▸ Required task
Retype the opening lines of the listing below, ending with the line that contains "(minerals) at (1434,218.5)", and leave out any pictures.

▸ Recorded data

<<<<

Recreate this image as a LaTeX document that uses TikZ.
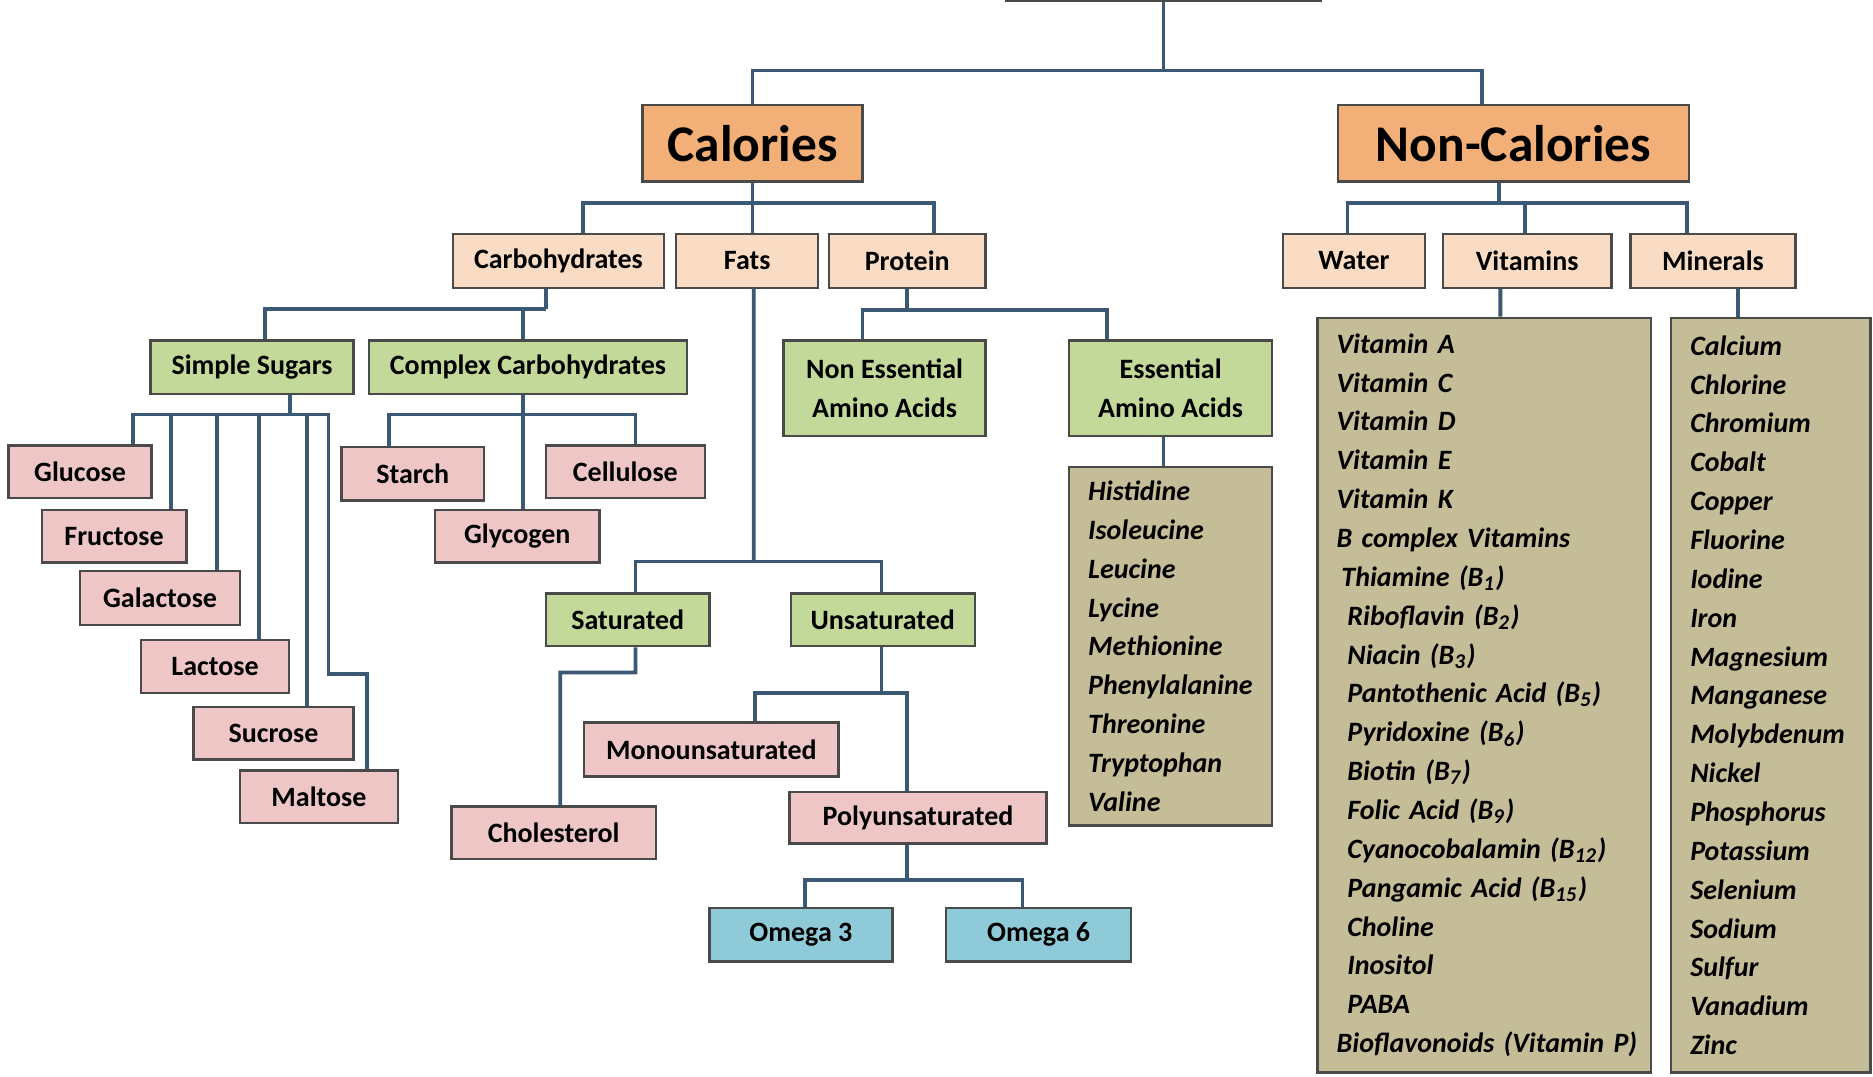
\documentclass[tikz,border=0pt]{standalone}
\usepackage{fontspec}
\setmainfont{Carlito}
\usepackage{tikz}
\usetikzlibrary{calc}
\definecolor{nutorange}{HTML}{F2AF78}
\definecolor{nutpeach}{HTML}{F9DCC3}
\definecolor{nutgreen}{HTML}{C2D99A}
\definecolor{nutpink}{HTML}{EEC6C6}
\definecolor{nutblue}{HTML}{8FCAD9}
\definecolor{nuttan}{HTML}{C4BD97}
\definecolor{nutline}{HTML}{3B5874}
\definecolor{nutedge}{HTML}{4A4A4A}
\newlength{\unitpx}
\setlength{\unitpx}{0.012cm}
\newcommand{\listfont}{\bfseries\itshape\fontsize{8}{11.1}\selectfont}

\begin{document}
\begin{tikzpicture}[
  x=\unitpx, y=-\unitpx,
  font=\bfseries\fontsize{8}{11.1}\selectfont,
  wh/.style 2 args={minimum width=#1\unitpx, minimum height=#2\unitpx},
  box/.style={rectangle, draw=nutedge, line width=0.7pt, inner sep=0pt, align=center},
  topbox/.style={box, fill=nutorange, font=\bfseries\fontsize{14.7}{17}\selectfont},
  catbox/.style={box, fill=nutpeach},
  greenbox/.style={box, fill=nutgreen},
  pinkbox/.style={box, fill=nutpink},
  bluebox/.style={box, fill=nutblue},
  listbox/.style={box, fill=nuttan, inner xsep=16\unitpx, align=left, font=\listfont},
  link/.style={draw=nutline, line width=1.1pt}
]
\useasboundingbox (0,0) rectangle (1568,901);
\clip (0,0) rectangle (1568,901);

% top levels
\node[topbox, wh={264}{44}] (root) at (974,-21) {};
\node[topbox, wh={184}{64}] (calories) at (630,120) {Calories};
\node[topbox, wh={294}{64}] (noncal) at (1267,120) {Non-Calories};

\node[catbox, wh={177}{45}] (carbs) at (467.5,218.5) {Carbohydrates};
\node[catbox, wh={119}{45}] (fats) at (625.5,218.5) {Fats};
\node[catbox, wh={131}{45}] (protein) at (759.5,218.5) {Protein};
\node[catbox, wh={119}{45}] (water) at (1133.5,218.5) {Water};
\node[catbox, wh={141}{45}] (vitamins) at (1278.5,218.5) {Vitamins};
\node[catbox, wh={138}{45}] (minerals) at (1434,218.5) {Minerals};

% carbohydrates
\node[greenbox, wh={170}{45}] (simple) at (211,307.5) {Simple Sugars};
\node[greenbox, wh={266}{45}] (complex) at (442,307.5) {Complex Carbohydrates};
\node[pinkbox, wh={120}{44}] (glucose) at (67,395) {Glucose};
\node[pinkbox, wh={121}{44}] (fructose) at (95.5,449) {Fructose};
\node[pinkbox, wh={134}{45}] (galactose) at (134,500.5) {Galactose};
\node[pinkbox, wh={124}{44}] (lactose) at (180,558) {Lactose};
\node[pinkbox, wh={134}{44}] (sucrose) at (229,614) {Sucrose};
\node[pinkbox, wh={132}{44}] (maltose) at (267,667) {Maltose};
\node[pinkbox, wh={119}{45}] (starch) at (345.5,396.5) {Starch};
\node[pinkbox, wh={133}{44}] (cellulose) at (523.5,395) {Cellulose};
\node[pinkbox, wh={138}{44}] (glycogen) at (433,449) {Glycogen};

% fats
\node[greenbox, wh={137}{44}] (saturated) at (525.5,519) {Saturated};
\node[greenbox, wh={154}{44}] (unsaturated) at (739,519) {Unsaturated};
\node[pinkbox, wh={171}{44}] (cholesterol) at (463.5,697) {Cholesterol};
\node[pinkbox, wh={213}{45}] (mono) at (595.5,627.5) {Monounsaturated};
\node[pinkbox, wh={215}{43}] (poly) at (768.5,684.5) {Polyunsaturated};
\node[bluebox, wh={153}{45}] (omega3) at (670.5,782.5) {Omega 3};
\node[bluebox, wh={155}{45}] (omega6) at (869.5,782.5) {Omega 6};

% protein
\node[greenbox, wh={169}{80}] (noness) at (740.5,325) {Non Essential\\Amino Acids};
\node[greenbox, wh={170}{80}] (essential) at (980,325) {Essential\\Amino Acids};
\node[listbox, wh={170}{300}, text width=138\unitpx] (esslist) at (980,541) {Histidine\\Isoleucine\\Leucine\\Lycine\\Methionine\\Phenylalanine\\Threonine\\Tryptophan\\Valine};

% vitamins and minerals
\node[listbox, wh={279}{632}, text width=247\unitpx] (vitlist) at (1242.5,582) {Vitamin A\\Vitamin C\\Vitamin D\\Vitamin E\\Vitamin K\\B complex Vitamins\\
\hspace*{4\unitpx}Thiamine (B\textsubscript{1})\\
\hspace*{9\unitpx}Riboflavin (B\textsubscript{2})\\
\hspace*{9\unitpx}Niacin (B\textsubscript{3})\\
\hspace*{9\unitpx}Pantothenic Acid (B\textsubscript{5})\\
\hspace*{9\unitpx}Pyridoxine (B\textsubscript{6})\\
\hspace*{9\unitpx}Biotin (B\textsubscript{7})\\
\hspace*{9\unitpx}Folic Acid (B\textsubscript{9})\\
\hspace*{9\unitpx}Cyanocobalamin (B\textsubscript{12})\\
\hspace*{9\unitpx}Pangamic Acid (B\textsubscript{15})\\
\hspace*{9\unitpx}Choline\\
\hspace*{9\unitpx}Inositol\\
\hspace*{9\unitpx}PABA\\
\mbox{Bioflavonoids (Vitamin P)}};
\node[listbox, wh={167}{632}, text width=135\unitpx] (minlist) at (1482.5,582) {Calcium\\Chlorine\\Chromium\\Cobalt\\Copper\\Fluorine\\Iodine\\Iron\\Magnesium\\Manganese\\Molybdenum\\Nickel\\Phosphorus\\Potassium\\Selenium\\Sodium\\Sulfur\\Vanadium\\Zinc};

% bus points
\coordinate (topbus) at (974,59);
\coordinate (calbus) at (630,170);
\coordinate (ncbus) at (1255,170);
\coordinate (carbbus) at (457,259);
\coordinate (protbus) at (759.5,259.5);
\coordinate (sugbus) at (243,347);
\coordinate (maltbend) at (275,564);
\coordinate (cplxbus) at (438,347);
\coordinate (fatbus) at (631,470);
\coordinate (satbend) at (532,563);
\coordinate (unsatbus) at (738,580);
\coordinate (polybus) at (759,737);

% connectors
\draw[link] (root.south) -- (topbus);
\draw[link] (calories.north) |- (topbus) -| ($(noncal.north)+(-26,0)$);
\draw[link] (calories.south) -- (calories.south |- fats.north);
\draw[link] ($(carbs.north)+(20.5,0)$) |- (calbus) -| ($(protein.north)+(22.5,0)$);
\draw[link] ($(noncal.south)+(-12,0)$) -- (ncbus);
\draw[link] ($(water.north)+(-5.5,0)$) |- (ncbus) -| ($(minerals.north)+(-22,0)$);
\draw[link] ($(vitamins.north)+(-1.5,0)$) |- (ncbus);
\draw[link] ($(carbs.south)+(-10.5,0)$) -- (carbbus);
\draw[link] ($(simple.north)+(11,0)$) |- (carbbus);
\draw[link] ($(complex.north)+(-4,0)$) |- (carbbus);
\draw[link] (protein.south) -- (protbus);
\draw[link] ($(noness.north)+(-18.5,0)$) |- (protbus) -| ($(essential.north)+(-53,0)$);
\draw[link] ($(essential.south)+(-6,0)$) -- ($(esslist.north)+(-6,0)$);
\draw[link] ($(vitamins.south)+(-22.5,0)$) -- ($(vitlist.north)+(13.5,0)$);
\draw[link] ($(minerals.south)+(21,0)$) -- ($(minlist.north)+(-27.5,0)$);

\draw[link] ($(simple.south)+(32,0)$) -- (sugbus);
\draw[link] ($(glucose.north)+(44,0)$) |- (sugbus);
\draw[link] ($(fructose.north)+(47.5,0)$) |- (sugbus);
\draw[link] ($(galactose.north)+(48,0)$) |- (sugbus);
\draw[link] ($(lactose.north)+(37,0)$) |- (sugbus);
\draw[link] ($(sucrose.north)+(28,0)$) |- (sugbus);
\draw[link] ($(maltose.north)+(40,0)$) |- (maltbend) |- (sugbus);
\draw[link] ($(complex.south)+(-4,0)$) -- ($(glycogen.north)+(5,0)$);
\draw[link] ($(starch.north)+(-19.5,0)$) |- (cplxbus) -| ($(cellulose.north)+(8.5,0)$);

\draw[link] ($(fats.south)+(5.5,0)$) -- (fatbus);
\draw[link] ($(saturated.north)+(6.5,0)$) |- (fatbus) -| ($(unsaturated.north)+(-1,0)$);
\draw[link] ($(saturated.south)+(6.5,0)$) -- (satbend) -| ($(cholesterol.north)+(5.5,0)$);
\draw[link] ($(unsaturated.south)+(-1,0)$) -- (unsatbus);
\draw[link] ($(mono.north)+(36.5,0)$) |- (unsatbus) -| ($(poly.north)+(-9.5,0)$);
\draw[link] ($(poly.south)+(-9.5,0)$) -- (polybus);
\draw[link] ($(omega3.north)+(3.5,0)$) |- (polybus) -| ($(omega6.north)+(-13.5,0)$);
\end{tikzpicture}
\end{document}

>>>>

▸ Exercise result
Recreate this image as a LaTeX document that uses TikZ.
\documentclass[tikz,border=0pt]{standalone}
\usepackage{fontspec}
\setmainfont{Carlito}
\usepackage{tikz}
\usetikzlibrary{calc}
\definecolor{nutorange}{HTML}{F2AF78}
\definecolor{nutpeach}{HTML}{F9DCC3}
\definecolor{nutgreen}{HTML}{C2D99A}
\definecolor{nutpink}{HTML}{EEC6C6}
\definecolor{nutblue}{HTML}{8FCAD9}
\definecolor{nuttan}{HTML}{C4BD97}
\definecolor{nutline}{HTML}{3B5874}
\definecolor{nutedge}{HTML}{4A4A4A}
\newlength{\unitpx}
\setlength{\unitpx}{0.012cm}
\newcommand{\listfont}{\bfseries\itshape\fontsize{8}{11.1}\selectfont}

\begin{document}
\begin{tikzpicture}[
  x=\unitpx, y=-\unitpx,
  font=\bfseries\fontsize{8}{11.1}\selectfont,
  wh/.style 2 args={minimum width=#1\unitpx, minimum height=#2\unitpx},
  box/.style={rectangle, draw=nutedge, line width=0.7pt, inner sep=0pt, align=center},
  topbox/.style={box, fill=nutorange, font=\bfseries\fontsize{14.7}{17}\selectfont},
  catbox/.style={box, fill=nutpeach},
  greenbox/.style={box, fill=nutgreen},
  pinkbox/.style={box, fill=nutpink},
  bluebox/.style={box, fill=nutblue},
  listbox/.style={box, fill=nuttan, inner xsep=16\unitpx, align=left, font=\listfont},
  link/.style={draw=nutline, line width=1.1pt}
]
\useasboundingbox (0,0) rectangle (1568,901);
\clip (0,0) rectangle (1568,901);

% top levels
\node[topbox, wh={264}{44}] (root) at (974,-21) {};
\node[topbox, wh={184}{64}] (calories) at (630,120) {Calories};
\node[topbox, wh={294}{64}] (noncal) at (1267,120) {Non-Calories};

\node[catbox, wh={177}{45}] (carbs) at (467.5,218.5) {Carbohydrates};
\node[catbox, wh={119}{45}] (fats) at (625.5,218.5) {Fats};
\node[catbox, wh={131}{45}] (protein) at (759.5,218.5) {Protein};
\node[catbox, wh={119}{45}] (water) at (1133.5,218.5) {Water};
\node[catbox, wh={141}{45}] (vitamins) at (1278.5,218.5) {Vitamins};
\node[catbox, wh={138}{45}] (minerals) at (1434,218.5) {Minerals};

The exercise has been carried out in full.